[SOURCE EXCERPT]
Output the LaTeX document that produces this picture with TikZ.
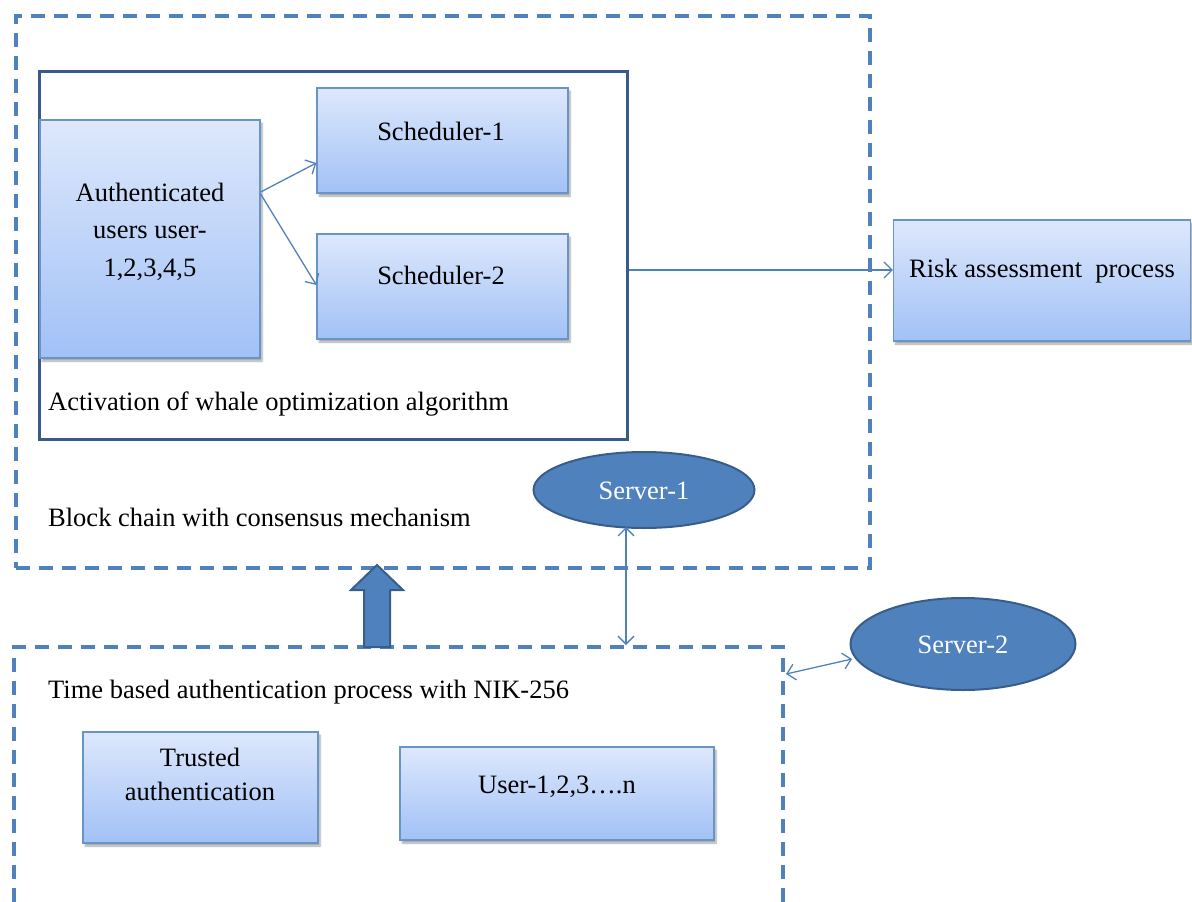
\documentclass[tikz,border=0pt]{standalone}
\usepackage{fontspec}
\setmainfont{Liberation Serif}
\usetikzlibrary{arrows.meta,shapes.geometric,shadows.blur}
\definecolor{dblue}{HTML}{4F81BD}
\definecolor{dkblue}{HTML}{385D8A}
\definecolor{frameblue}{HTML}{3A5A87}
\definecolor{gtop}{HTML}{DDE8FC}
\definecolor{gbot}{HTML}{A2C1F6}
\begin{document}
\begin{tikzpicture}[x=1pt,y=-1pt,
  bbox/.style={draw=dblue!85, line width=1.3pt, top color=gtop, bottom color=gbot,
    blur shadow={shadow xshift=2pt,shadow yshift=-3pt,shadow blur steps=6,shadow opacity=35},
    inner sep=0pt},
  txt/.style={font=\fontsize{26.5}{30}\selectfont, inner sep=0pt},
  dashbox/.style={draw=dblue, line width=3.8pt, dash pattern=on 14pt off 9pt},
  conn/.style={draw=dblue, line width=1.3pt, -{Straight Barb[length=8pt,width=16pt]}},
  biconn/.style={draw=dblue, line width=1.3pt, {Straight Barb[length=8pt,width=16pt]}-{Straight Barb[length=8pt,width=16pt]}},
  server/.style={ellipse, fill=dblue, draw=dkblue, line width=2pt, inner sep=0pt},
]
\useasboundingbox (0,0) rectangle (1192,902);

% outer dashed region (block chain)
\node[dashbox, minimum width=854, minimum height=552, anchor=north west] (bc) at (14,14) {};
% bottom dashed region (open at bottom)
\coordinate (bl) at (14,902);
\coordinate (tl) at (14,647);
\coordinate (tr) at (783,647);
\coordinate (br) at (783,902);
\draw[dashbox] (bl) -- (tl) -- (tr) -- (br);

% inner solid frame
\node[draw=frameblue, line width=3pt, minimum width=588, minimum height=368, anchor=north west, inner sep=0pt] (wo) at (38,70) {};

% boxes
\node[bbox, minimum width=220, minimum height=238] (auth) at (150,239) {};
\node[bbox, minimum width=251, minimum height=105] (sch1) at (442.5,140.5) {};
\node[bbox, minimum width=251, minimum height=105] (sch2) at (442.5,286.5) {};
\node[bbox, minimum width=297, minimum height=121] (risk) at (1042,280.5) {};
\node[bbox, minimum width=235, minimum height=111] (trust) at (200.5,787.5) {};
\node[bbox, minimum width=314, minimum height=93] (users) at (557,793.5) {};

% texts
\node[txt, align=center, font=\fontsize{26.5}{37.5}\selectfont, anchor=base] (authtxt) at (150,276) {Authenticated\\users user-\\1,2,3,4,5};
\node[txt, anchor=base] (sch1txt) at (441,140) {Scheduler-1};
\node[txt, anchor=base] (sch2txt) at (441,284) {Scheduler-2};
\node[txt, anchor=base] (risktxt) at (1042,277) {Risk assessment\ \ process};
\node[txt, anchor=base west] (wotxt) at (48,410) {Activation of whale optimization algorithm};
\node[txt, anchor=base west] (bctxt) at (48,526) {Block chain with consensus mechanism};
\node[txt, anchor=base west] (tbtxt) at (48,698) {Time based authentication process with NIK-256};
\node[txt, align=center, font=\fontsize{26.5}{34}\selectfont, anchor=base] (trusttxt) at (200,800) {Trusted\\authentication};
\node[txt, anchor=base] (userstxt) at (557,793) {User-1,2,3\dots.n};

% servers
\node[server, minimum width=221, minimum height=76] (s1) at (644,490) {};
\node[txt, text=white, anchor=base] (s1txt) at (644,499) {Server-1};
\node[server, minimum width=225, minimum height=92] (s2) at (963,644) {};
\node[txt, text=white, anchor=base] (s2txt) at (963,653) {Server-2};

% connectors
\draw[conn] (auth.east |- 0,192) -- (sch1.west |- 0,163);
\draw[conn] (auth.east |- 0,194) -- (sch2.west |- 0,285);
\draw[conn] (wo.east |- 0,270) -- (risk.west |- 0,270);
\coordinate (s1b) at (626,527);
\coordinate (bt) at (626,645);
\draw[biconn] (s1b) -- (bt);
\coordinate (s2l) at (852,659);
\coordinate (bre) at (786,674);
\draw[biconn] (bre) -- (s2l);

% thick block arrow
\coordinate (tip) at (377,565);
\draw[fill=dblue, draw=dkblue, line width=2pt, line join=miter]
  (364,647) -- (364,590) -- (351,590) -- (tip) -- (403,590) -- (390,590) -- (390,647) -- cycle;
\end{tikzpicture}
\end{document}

[TO DO] With all pictures left out, please transcribe exactly the lines from the start of the material through the line with "(0,0) rectangle (1192,902);".

[CORRECT ANSWER]
Output the LaTeX document that produces this picture with TikZ.
\documentclass[tikz,border=0pt]{standalone}
\usepackage{fontspec}
\setmainfont{Liberation Serif}
\usetikzlibrary{arrows.meta,shapes.geometric,shadows.blur}
\definecolor{dblue}{HTML}{4F81BD}
\definecolor{dkblue}{HTML}{385D8A}
\definecolor{frameblue}{HTML}{3A5A87}
\definecolor{gtop}{HTML}{DDE8FC}
\definecolor{gbot}{HTML}{A2C1F6}
\begin{document}
\begin{tikzpicture}[x=1pt,y=-1pt,
  bbox/.style={draw=dblue!85, line width=1.3pt, top color=gtop, bottom color=gbot,
    blur shadow={shadow xshift=2pt,shadow yshift=-3pt,shadow blur steps=6,shadow opacity=35},
    inner sep=0pt},
  txt/.style={font=\fontsize{26.5}{30}\selectfont, inner sep=0pt},
  dashbox/.style={draw=dblue, line width=3.8pt, dash pattern=on 14pt off 9pt},
  conn/.style={draw=dblue, line width=1.3pt, -{Straight Barb[length=8pt,width=16pt]}},
  biconn/.style={draw=dblue, line width=1.3pt, {Straight Barb[length=8pt,width=16pt]}-{Straight Barb[length=8pt,width=16pt]}},
  server/.style={ellipse, fill=dblue, draw=dkblue, line width=2pt, inner sep=0pt},
]
\useasboundingbox (0,0) rectangle (1192,902);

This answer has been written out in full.